The standard must therefore be stated without equivocation, that if there is even an iota of doubt in the mind of a reasonable litigant about the impartiality of the judge before them, whether arising from a judgment the judge previously authored on the very question now before the bench, from the judge’s ideological associations with entities aligned with one party, from a professional and consequently financial relationship between the judge’s family and a party appearing in the matter, or from any other discernible structural conflict, the judge has not a discretion but a duty to recuse. The word “duty” is used deliberately, since it is not merely a courtesy extended to counsel. It is a constitutional obligation that flows directly from the guarantee of a fair hearing under Article 21 and the structural requirements of judicial independence.

This standard is emphatically not about doubting the personal integrity of judges. The judiciary of India comprises of persons of formidable intellect and unimpeachable character, and it would be unfair to suggest otherwise. The recusal doctrine is not an instrument of personal accusation, but a recognition of a more profound and uncomfortable truth, that structural conflicts compromise the appearance of justice regardless of the actual intentions of the adjudicator. The law does not ask what the judge thinks of themselves, it asks what the reasonable litigant thinks of the process. Those are different questions, and the second is the one that matters.

When a judge declines to recuse despite the presence of circumstances that a fair-minded observer would find troubling, on the basis that their own sense of impartiality is intact, the law’s requirement is not fully met, since actual impartiality is wrongly conflated with the appearance of it. The law, correctly understood, demands both. One cannot substitute for the other.

WAY FORWARD

The Indian judiciary stands at a moment of reputational sensitivity. Each high-profile recusal controversy that is not resolved in a manner that inspires public confidence risks eroding the standing of an institution whose authority is, ultimately in essence, moral in nature. Recusal law is, in the end, a mirror that the justice system holds up to itself. It asks, would an ordinary person, watching this proceeding unfold, believe that the outcome was determined by law and not by the judge’s prior commitments, associations, or the professional fortunes of their family? That is a demanding standard, as it should be. The stakes are nothing less than the legitimacy of judicial power in a constitutional democracy.
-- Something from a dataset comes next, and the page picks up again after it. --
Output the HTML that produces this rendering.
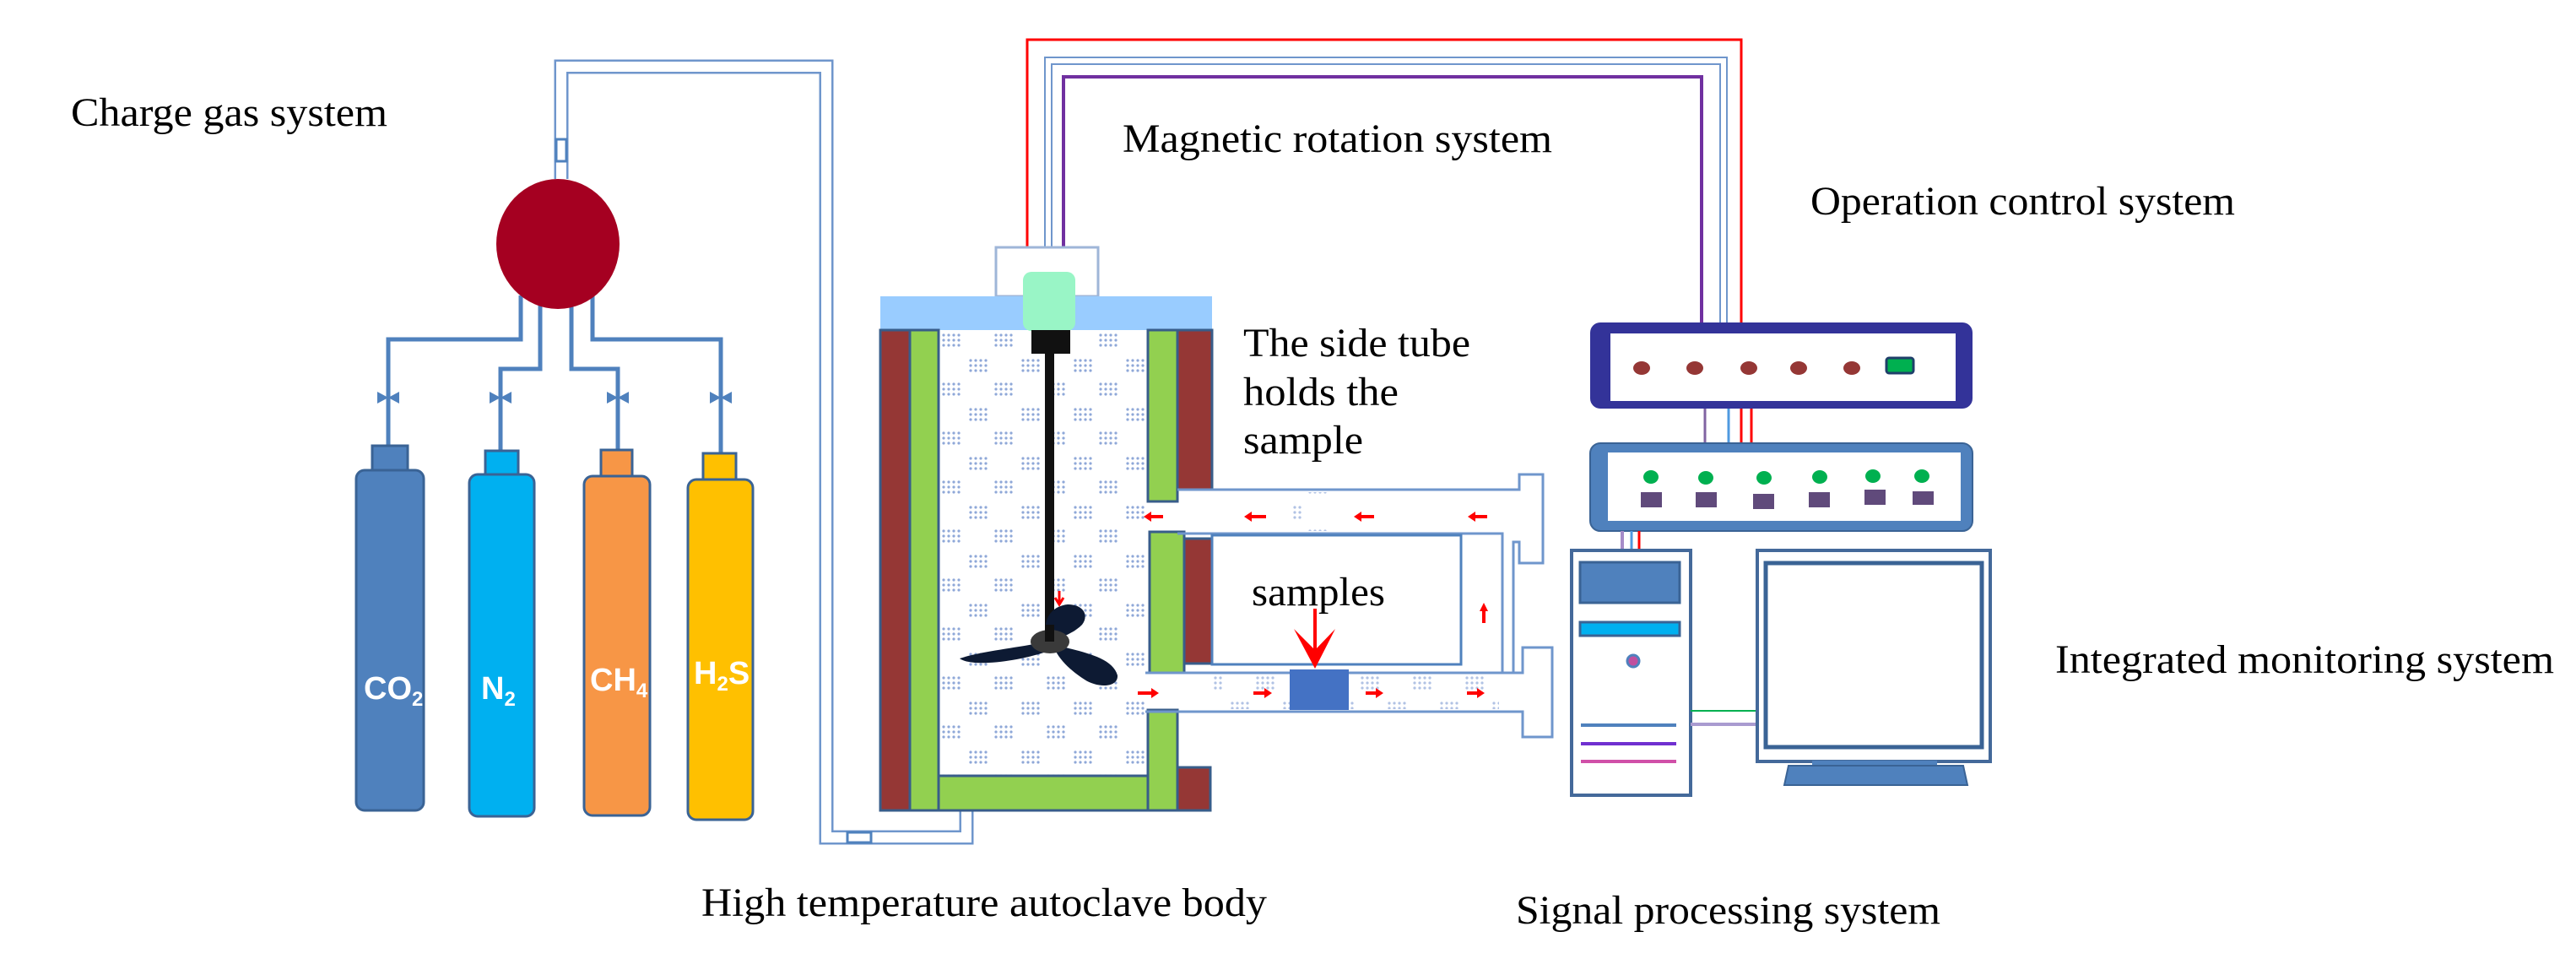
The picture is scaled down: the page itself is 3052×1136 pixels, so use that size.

The cases examined herein collectively illustrate a recurring institutional issue, which is the temptation to resolve the tension between the doctrine and judicial convenience by simply declaring, with authority, that no conflict exists. That approach, with respect, does not fully engage with what the doctrine requires. The litigant’s reasonable perception is not an inconvenience to be managed, it is the very concern the doctrine was designed to answer.

The corrective is available and well within reach. Judges who step aside when structural conflicts arise do not signal weakness. They signal precisely the quality that makes courts worth having, which is the capacity to place institutional integrity above personal sensibilities. That is not a concession to litigant pressure, rather it is the fulfillment of a constitutional obligation. No judgment, however brilliantly reasoned, is worth the cost of a justice system in which the litigant has stopped believing.